In the world of NGOs and international cooperation, there is often a quagmire of jargon to get through. Whether you have 10 months or 10 years of experience, it can seem like a foreign language!
A term often bandied about is the ‘Theory of Change’, or a ToC. But what is a ToC? An idea about loose coins? A clever way of doing wardrobe changes? Something else? Let’s demystify this widely-used but little understood term.
First, let’s remember that organizations like NIMD are looking to support a certain kind of change that is taking place in a given context. That could take a political, economic, cultural, or other form.
But if you’re serious about supporting a positive change in a town, region, country, or continent, you need to understand the context, the beneficiaries of your work, and the intended results. Only then can you strategize for how you can help make that change happen.
And that’s where a Theory of Change comes in.
So what does a Theory of Change look like?
A Theory of Change is a written document that lays out the methodology and rationale behind an organization’s work. It therefore performs several distinct functions:
- Describes the organization’s overarching goal;
- Such as boost access to healthcare, reduce poverty, or in NIMD’s case, support the proliferation of vibrant multiparty democracies.

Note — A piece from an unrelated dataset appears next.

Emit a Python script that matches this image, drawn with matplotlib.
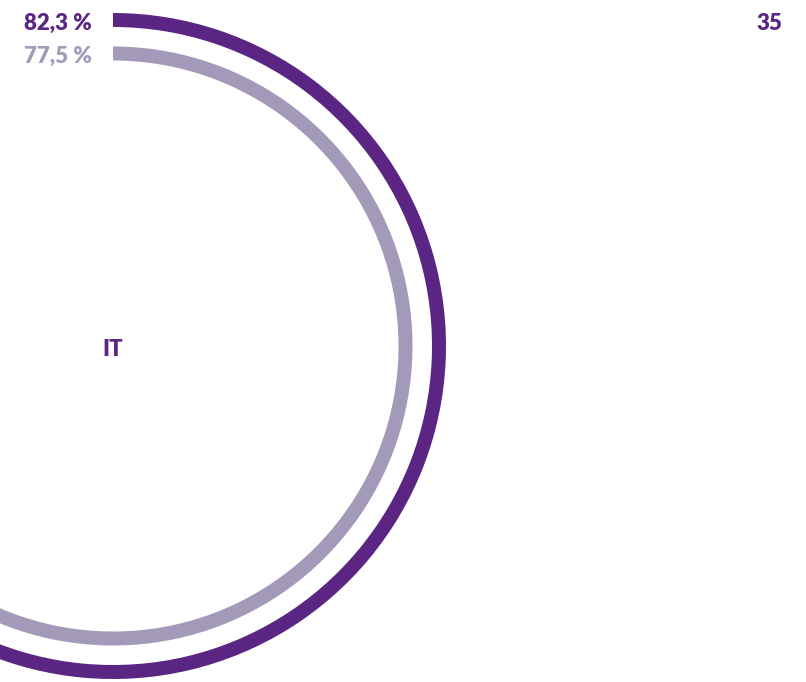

- Explains the organization’s mandate for working towards this goal;
- This could be the way in which it was founded, a government mandate, or something else.
- Lists the results the organization is seeking to achieve;
- The ToC will also discuss the beneficiaries of the projects being undertaken.
- Lays out the methods the organization will deploy to reach their goals.
- It’s also essential to provide a rationale for these methods.
So next time you hear this slightly confusing term, remember a Theory of Change is all about justifying the organization’s work, and showing the reader why their work matters to the beneficiaries. They can be presented in text form, as graphics, or another form of media.
However, approaching programming using a Theory of Change is not always straightforward.
Nic van der Jagt, Evaluation and Learning Advisor at NIMD, says that “there is much diversity of thought in what a Theory of Change approach is; one thing it certainly can do is help set realistic outcomes and give you flexibility in your programming. But this requires ongoing political analysis and a willingness to try out different solutions to the problems you’re working on.”
What matters most is that it shows the reasoning behind the work being done. They serve to guide an organization’s programming, and complete the statement “we do this, so that…” – and this is crucial for organizations looking to make an impact, be it in their local community or on the international stage!